EXTRACTED RECORDS —
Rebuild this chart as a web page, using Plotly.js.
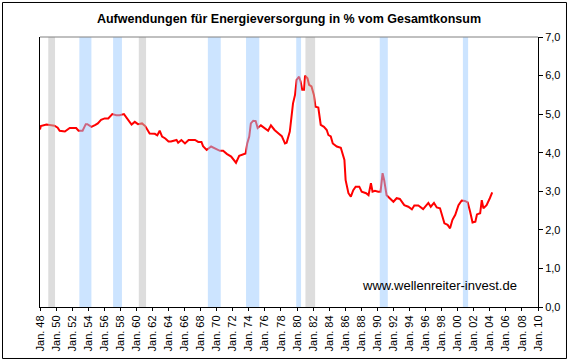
<!DOCTYPE html>
<html><head><meta charset="utf-8">
<script src="https://cdn.plot.ly/plotly-3.0.1.min.js"></script>
<style>html,body{margin:0;padding:0;background:#fff}#chart{width:570px;height:362px}</style>
</head><body><div id="chart"></div>
<script>
// Data: year (decimal) and share of energy spending in % of total consumption
const years = [1948.0,1948.1,1948.8,1949.8,1950.2,1950.45,1951.1,1951.7,1952.5,1952.8,1953.3,1953.7,1953.9,1954.4,1954.9,1955.2,1955.6,1956.05,1956.5,1957.0,1957.5,1957.9,1958.45,1958.9,1959.4,1959.8,1960.2,1960.7,1961.1,1961.65,1962.3,1962.6,1962.9,1963.2,1963.6,1964.0,1964.3,1965.0,1965.2,1965.6,1966.05,1966.5,1967.3,1967.7,1968.1,1968.3,1968.75,1969.3,1969.8,1970.4,1970.8,1971.25,1971.8,1972.1,1972.4,1972.8,1973.2,1973.6,1973.8,1974.05,1974.25,1974.55,1974.85,1975.1,1975.5,1976.0,1976.4,1976.75,1977.2,1977.7,1978.1,1978.5,1978.7,1979.1,1979.35,1979.5,1979.75,1979.95,1980.25,1980.45,1980.65,1980.87,1981.0,1981.3,1981.5,1981.8,1982.1,1982.3,1982.65,1982.95,1983.35,1983.7,1983.9,1984.2,1984.45,1984.95,1985.45,1985.7,1985.9,1986.05,1986.4,1986.7,1987.0,1987.3,1987.75,1988.05,1988.6,1988.9,1989.2,1989.4,1989.7,1990.1,1990.4,1990.65,1990.85,1991.15,1991.6,1992.0,1992.4,1992.8,1993.35,1993.85,1994.3,1994.6,1995.1,1995.7,1996.35,1996.65,1997.05,1997.4,1997.8,1998.0,1998.35,1998.75,1999.05,1999.35,1999.7,2000.1,2000.5,2000.9,2001.25,2001.55,2001.85,2002.2,2002.4,2002.8,2003.0,2003.2,2003.6,2004.0,2004.3];
const energyShare = [4.60,4.69,4.73,4.70,4.65,4.57,4.55,4.64,4.64,4.57,4.57,4.74,4.74,4.67,4.72,4.76,4.85,4.89,4.89,5.00,4.97,4.97,5.00,4.87,4.73,4.80,4.74,4.76,4.69,4.50,4.49,4.45,4.57,4.42,4.37,4.29,4.29,4.33,4.26,4.33,4.24,4.33,4.33,4.28,4.28,4.17,4.07,4.16,4.10,4.05,4.05,3.97,3.90,3.83,3.74,3.92,3.95,3.98,4.24,4.42,4.76,4.83,4.82,4.64,4.71,4.64,4.57,4.71,4.59,4.50,4.43,4.24,4.26,4.55,5.02,5.28,5.50,5.89,5.97,5.84,5.63,5.63,6.00,5.93,5.76,5.72,5.50,5.19,5.17,4.72,4.67,4.59,4.46,4.42,4.24,4.16,4.13,3.98,3.81,3.29,2.95,2.86,3.03,3.12,3.12,2.99,2.95,2.90,3.21,2.99,3.01,2.99,2.99,3.47,3.29,2.90,2.82,2.73,2.82,2.80,2.64,2.60,2.53,2.63,2.63,2.54,2.70,2.60,2.70,2.58,2.56,2.39,2.17,2.13,2.04,2.26,2.39,2.64,2.76,2.75,2.71,2.47,2.19,2.21,2.40,2.43,2.77,2.56,2.64,2.82,2.97];

// Shaded periods
const bandStart = [1949.03,1952.9,1957.1,1960.3,1968.9,1973.65,1979.9,1981.05,1990.3,2000.65];
const bandEnd   = [1949.87,1954.4,1958.2,1961.2,1970.5,1975.3,1980.5,1982.25,1991.3,2001.3];
const bandKind  = ['gray','blue','blue','gray','blue','blue','blue','gray','blue','blue'];

// Tick labels
const tickYears = [];
for (let y = 1948; y <= 2010; y += 2) tickYears.push(y);
const tickLabels = tickYears.map(y => 'Jan. ' + String(y % 100).padStart(2, '0'));

const font = 'Liberation Sans, Arial, sans-serif';
const bandColors = {gray: 'rgb(187,187,187)', blue: 'rgb(153,201,255)'};

const shapes = bandStart.map((s, i) => ({
  type: 'rect', xref: 'x', yref: 'paper', x0: s, x1: bandEnd[i], y0: 0, y1: 1,
  fillcolor: bandColors[bandKind[i]], opacity: 0.5, line: {width: 0}, layer: 'above'
}));
// top border of plot area (gray)
shapes.push({type: 'line', xref: 'paper', yref: 'paper', x0: 0, x1: 1, y0: 1, y1: 1,
  line: {color: 'rgb(128,128,128)', width: 1}, layer: 'above'});
// outer frame
shapes.push({type: 'rect', xref: 'paper', yref: 'paper', x0: -0.0753, x1: 1.0572, y0: -0.1907, y1: 1.1278,
  line: {color: 'black', width: 1}, fillcolor: 'rgba(0,0,0,0)', layer: 'above'});

const trace = {
  x: years, y: energyShare, type: 'scatter', mode: 'lines',
  line: {color: 'rgb(255,0,0)', width: 2}, hoverinfo: 'skip'
};

const layout = {
  width: 570, height: 362,
  margin: {l: 40, r: 32, t: 37, b: 55, pad: 0},
  paper_bgcolor: 'white', plot_bgcolor: 'white',
  separators: ',.',
  showlegend: false,
  font: {family: font, size: 11, color: 'black'},
  title: {text: 'Aufwendungen für Energieversorgung in % vom Gesamtkonsum',
    font: {family: font, size: 12.5, color: 'black', weight: 'bold'},
    xref: 'paper', x: 0.5, xanchor: 'center', y: 1 - 19/362, yanchor: 'middle'},
  xaxis: {range: [1948, 2010], tickvals: tickYears, ticktext: tickLabels, tickangle: -90,
    showgrid: false, zeroline: false, showline: true, linecolor: 'black', linewidth: 1,
    ticks: 'outside', ticklen: 3, tickcolor: 'black', tickfont: {family: font, size: 11, color: 'black'}},
  yaxis: {range: [0, 7], dtick: 1, side: 'right', tickformat: '.1f',
    showgrid: false, zeroline: false, showline: true, mirror: true, linecolor: 'black', linewidth: 1,
    ticks: 'outside', ticklen: 4, tickcolor: 'black', tickfont: {family: font, size: 11, color: 'black'}},
  shapes: shapes,
  annotations: [{text: 'www.wellenreiter-invest.de', xref: 'paper', yref: 'paper',
    x: 0.803, y: 0.078, xanchor: 'center', yanchor: 'middle', showarrow: false,
    font: {family: font, size: 13, color: 'black'}}]
};

Plotly.newPlot('chart', [trace], layout, {displayModeBar: false, staticPlot: true});
</script></body></html>
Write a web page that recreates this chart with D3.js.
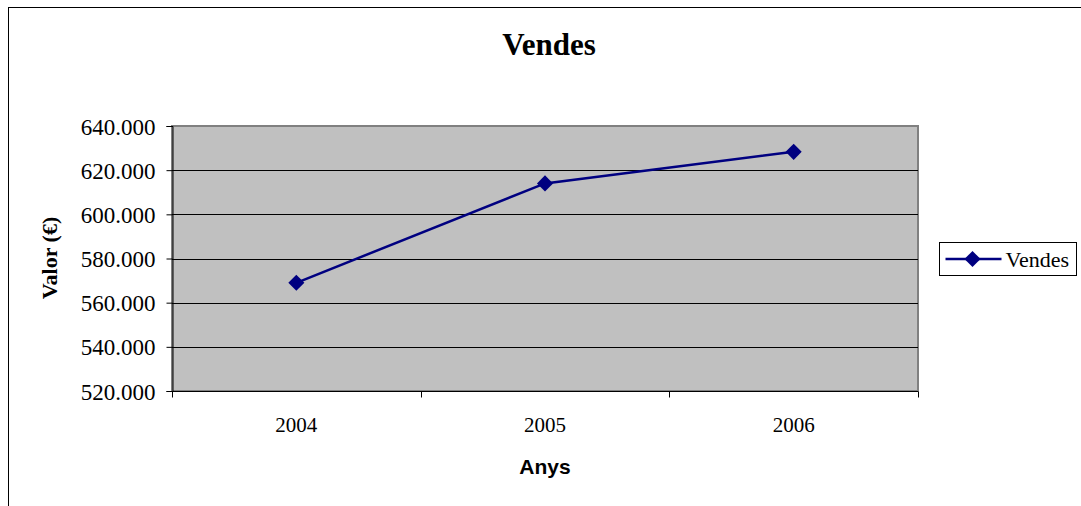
<!DOCTYPE html>
<html lang="ca">
<head>
<meta charset="utf-8">
<title>Vendes</title>
<script src="https://cdn.jsdelivr.net/npm/d3@7"></script>
<style>
  body { margin: 0; background: #fff; }
  svg text { font-family: "Liberation Serif", "DejaVu Serif", serif; fill: #000; }
</style>
</head>
<body>
<script>
// data
var years = ["2004", "2005", "2006"];
var sales = [569000, 614000, 628300];
var yTicks = [520000, 540000, 560000, 580000, 600000, 620000, 640000];

var W = 1081, H = 506;
var plot = { left: 172, right: 918, top: 126, bottom: 391 };

var svg = d3.select("body").append("svg").attr("width", W).attr("height", H);

// outer chart border (runs off the right and bottom of the picture)
svg.append("rect")
  .attr("x", 8.5).attr("y", 7.5)
  .attr("width", W + 10).attr("height", H + 10)
  .attr("fill", "none").attr("stroke", "#000").attr("stroke-width", 1);

var x = d3.scaleBand().domain(years).range([plot.left, plot.right]);
var y = d3.scaleLinear().domain([520000, 640000]).range([plot.bottom, plot.top]);

// grey plot area
svg.append("rect")
  .attr("x", plot.left).attr("y", plot.top)
  .attr("width", plot.right - plot.left).attr("height", plot.bottom - plot.top)
  .attr("fill", "#c0c0c0").attr("stroke", "#808080").attr("stroke-width", 2);

// gridlines
svg.append("g").selectAll("line").data(yTicks.slice(1, -1)).enter().append("line")
  .attr("x1", plot.left).attr("x2", plot.right)
  .attr("y1", function(d) { return Math.round(y(d)) + 0.5; })
  .attr("y2", function(d) { return Math.round(y(d)) + 0.5; })
  .attr("stroke", "#000").attr("stroke-width", 1);

var fmt = function(d) { return d3.format(",")(d).replace(/,/g, "."); };

// y axis
var yAxis = svg.append("g")
  .attr("transform", "translate(" + (plot.left + 0.5) + ",0)")
  .call(d3.axisLeft(y).tickValues(yTicks).tickFormat(fmt).tickSize(6).tickPadding(11));
yAxis.attr("font-family", "Liberation Serif, serif").attr("font-size", 23);
yAxis.select(".domain").attr("stroke", "#000");
yAxis.selectAll("text").attr("dy", "0.35em");

// x axis
var xAxis = svg.append("g")
  .attr("transform", "translate(0," + (plot.bottom + 0.5) + ")");
xAxis.append("line")
  .attr("x1", plot.left).attr("x2", plot.right)
  .attr("stroke", "#000");
var edges = [plot.left].concat(years.map(function(d) { return x(d) + x.bandwidth(); }));
xAxis.selectAll("line.tk").data(edges).enter().append("line").attr("class", "tk")
  .attr("x1", function(d) { return Math.round(d) + 0.5; })
  .attr("x2", function(d) { return Math.round(d) + 0.5; })
  .attr("y1", 0).attr("y2", 6).attr("stroke", "#000");
xAxis.selectAll("text").data(years).enter().append("text")
  .attr("x", function(d) { return x(d) + x.bandwidth() / 2; })
  .attr("y", 40)
  .attr("text-anchor", "middle")
  .style("font-size", "21px")
  .text(function(d) { return d; });

// line + markers
var color = "#000080";
var line = d3.line()
  .x(function(d, i) { return x(years[i]) + x.bandwidth() / 2; })
  .y(function(d) { return y(d); });
svg.append("path").datum(sales)
  .attr("d", line).attr("fill", "none")
  .attr("stroke", color).attr("stroke-width", 2.5);

var diamond = d3.symbol().type(d3.symbolDiamond2).size(165);
svg.selectAll("path.pt").data(sales).enter().append("path").attr("class", "pt")
  .attr("d", diamond)
  .attr("transform", function(d, i) {
    return "translate(" + (x(years[i]) + x.bandwidth() / 2) + "," + y(d) + ")";
  })
  .attr("fill", color);

// title
svg.append("text")
  .attr("x", 549).attr("y", 55)
  .attr("text-anchor", "middle")
  .style("font-size", "31px").style("font-weight", "bold")
  .text("Vendes");

// axis titles
svg.append("text")
  .attr("x", 545).attr("y", 474)
  .attr("text-anchor", "middle")
  .style("font-family", "'Liberation Sans', Arial, sans-serif")
  .style("font-size", "21px").style("font-weight", "bold")
  .text("Anys");

svg.append("text")
  .attr("transform", "translate(57,258) rotate(-90)")
  .attr("text-anchor", "middle")
  .style("font-size", "22px").style("font-weight", "bold")
  .text("Valor (€)");

// legend
var lg = svg.append("g").attr("transform", "translate(939.5,242.5)");
lg.append("rect").attr("width", 137).attr("height", 33)
  .attr("fill", "#fff").attr("stroke", "#000");
lg.append("line").attr("x1", 6).attr("x2", 62).attr("y1", 16.5).attr("y2", 16.5)
  .attr("stroke", color).attr("stroke-width", 2.5);
lg.append("path").attr("d", diamond).attr("transform", "translate(33,16.5)").attr("fill", color);
lg.append("text").attr("x", 66).attr("y", 24)
  .style("font-size", "22px").text("Vendes");
</script>
</body>
</html>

TASK PROMPT —
The records are above. How many lines in them contain the word "chart"? Give the number alone.

TASK RESULT —
6